Your goal
Transcribe the material in full. Nothing should differ except that the pictures are left out.

Information provided
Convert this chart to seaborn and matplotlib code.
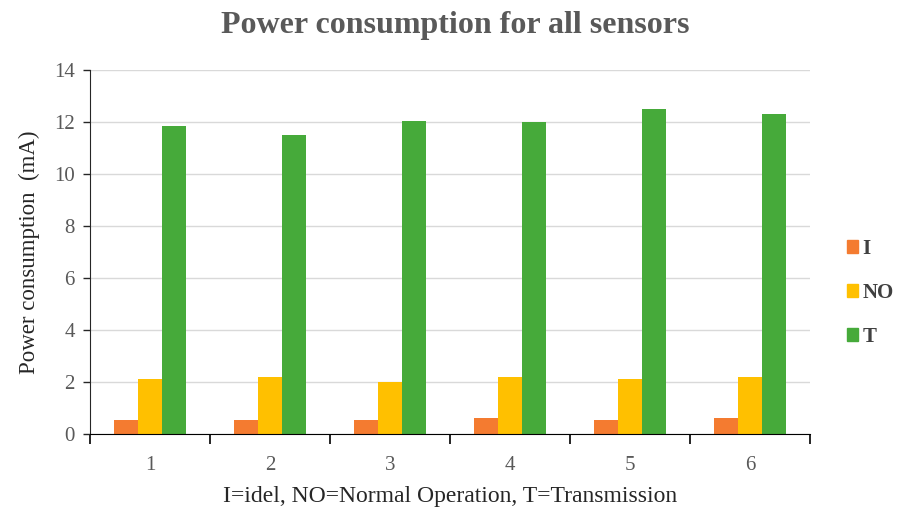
import pandas as pd
import matplotlib.pyplot as plt
import seaborn as sns
from matplotlib.ticker import FixedLocator, NullFormatter

sensors = ["1", "2", "3", "4", "5", "6"]
idle = [0.55, 0.55, 0.55, 0.6, 0.55, 0.6]
normal = [2.1, 2.2, 2.0, 2.2, 2.1, 2.2]
transmission = [11.85, 11.5, 12.05, 12.0, 12.5, 12.3]
modes = ["I", "NO", "T"]
colors = ["#F47B30", "#FFC000", "#46AA3A"]


def main():
    df = pd.DataFrame({
        "sensor": sensors * 3,
        "mode": ["I"] * 6 + ["NO"] * 6 + ["T"] * 6,
        "value": idle + normal + transmission,
    })

    sns.set_style("white")
    plt.rcParams["font.family"] = ["Liberation Serif", "DejaVu Serif"]

    fig = plt.figure(figsize=(9.01, 5.16), dpi=100)
    ax = fig.add_axes([90 / 901, 1 - 434 / 516, 720 / 901, 364 / 516])

    sns.barplot(data=df, x="sensor", y="value", hue="mode", hue_order=modes,
                palette=colors, width=0.6, saturation=1, linewidth=0, ax=ax, legend=False)

    ax.set_ylim(0, 14)
    ax.set_xlim(-0.5, 5.5)
    ax.set_yticks(range(0, 15, 2))
    ax.grid(axis="y", color="#d9d9d9", linewidth=1)
    ax.set_axisbelow(True)
    for s in ["top", "right"]:
        ax.spines[s].set_visible(False)
    ax.spines["left"].set_color("#262626")
    ax.spines["bottom"].set_color("black")

    ax.tick_params(axis="y", left=True, length=5, width=1, color="#262626",
                   labelsize=15, labelcolor="#595959", pad=6)
    ax.tick_params(axis="x", which="major", length=0, labelsize=15, labelcolor="#595959", pad=16)
    ax.xaxis.set_minor_locator(FixedLocator([i + 0.5 for i in range(-1, 6)]))
    ax.xaxis.set_minor_formatter(NullFormatter())
    ax.tick_params(axis="x", which="minor", bottom=True, length=7, width=1.2,
                   color="black", direction="out")

    ax.set_xlabel("I=idel, NO=Normal Operation, T=Transmission", fontsize=17,
                  color="#262626", labelpad=8)
    ax.set_ylabel("Power consumption  (mA)", fontsize=16.5, color="#262626", labelpad=10)
    fig.suptitle("Power consumption for all sensors", x=0.505, y=0.978, fontsize=23,
                 fontweight="bold", color="#595959")

    handles = [plt.Rectangle((0, 0), 1, 1, color=c) for c in colors]
    leg = fig.legend(handles, modes, loc="center left", bbox_to_anchor=(828 / 901, 1 - 293 / 516),
                     frameon=False, handlelength=0.55, handleheight=0.55, handletextpad=0.2,
                     labelspacing=1.15, prop={"weight": "bold", "size": 15})
    for t in leg.get_texts():
        t.set_color("#404040")

    fig.savefig("out.png", dpi=100)


if __name__ == "__main__":
    main()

Full solution
Convert this chart to seaborn and matplotlib code.
import pandas as pd
import matplotlib.pyplot as plt
import seaborn as sns
from matplotlib.ticker import FixedLocator, NullFormatter

sensors = ["1", "2", "3", "4", "5", "6"]
idle = [0.55, 0.55, 0.55, 0.6, 0.55, 0.6]
normal = [2.1, 2.2, 2.0, 2.2, 2.1, 2.2]
transmission = [11.85, 11.5, 12.05, 12.0, 12.5, 12.3]
modes = ["I", "NO", "T"]
colors = ["#F47B30", "#FFC000", "#46AA3A"]


def main():
    df = pd.DataFrame({
        "sensor": sensors * 3,
        "mode": ["I"] * 6 + ["NO"] * 6 + ["T"] * 6,
        "value": idle + normal + transmission,
    })

    sns.set_style("white")
    plt.rcParams["font.family"] = ["Liberation Serif", "DejaVu Serif"]

    fig = plt.figure(figsize=(9.01, 5.16), dpi=100)
    ax = fig.add_axes([90 / 901, 1 - 434 / 516, 720 / 901, 364 / 516])

    sns.barplot(data=df, x="sensor", y="value", hue="mode", hue_order=modes,
                palette=colors, width=0.6, saturation=1, linewidth=0, ax=ax, legend=False)

    ax.set_ylim(0, 14)
    ax.set_xlim(-0.5, 5.5)
    ax.set_yticks(range(0, 15, 2))
    ax.grid(axis="y", color="#d9d9d9", linewidth=1)
    ax.set_axisbelow(True)
    for s in ["top", "right"]:
        ax.spines[s].set_visible(False)
    ax.spines["left"].set_color("#262626")
    ax.spines["bottom"].set_color("black")

    ax.tick_params(axis="y", left=True, length=5, width=1, color="#262626",
                   labelsize=15, labelcolor="#595959", pad=6)
    ax.tick_params(axis="x", which="major", length=0, labelsize=15, labelcolor="#595959", pad=16)
    ax.xaxis.set_minor_locator(FixedLocator([i + 0.5 for i in range(-1, 6)]))
    ax.xaxis.set_minor_formatter(NullFormatter())
    ax.tick_params(axis="x", which="minor", bottom=True, length=7, width=1.2,
                   color="black", direction="out")

    ax.set_xlabel("I=idel, NO=Normal Operation, T=Transmission", fontsize=17,
                  color="#262626", labelpad=8)
    ax.set_ylabel("Power consumption  (mA)", fontsize=16.5, color="#262626", labelpad=10)
    fig.suptitle("Power consumption for all sensors", x=0.505, y=0.978, fontsize=23,
                 fontweight="bold", color="#595959")

    handles = [plt.Rectangle((0, 0), 1, 1, color=c) for c in colors]
    leg = fig.legend(handles, modes, loc="center left", bbox_to_anchor=(828 / 901, 1 - 293 / 516),
                     frameon=False, handlelength=0.55, handleheight=0.55, handletextpad=0.2,
                     labelspacing=1.15, prop={"weight": "bold", "size": 15})
    for t in leg.get_texts():
        t.set_color("#404040")

    fig.savefig("out.png", dpi=100)


if __name__ == "__main__":
    main()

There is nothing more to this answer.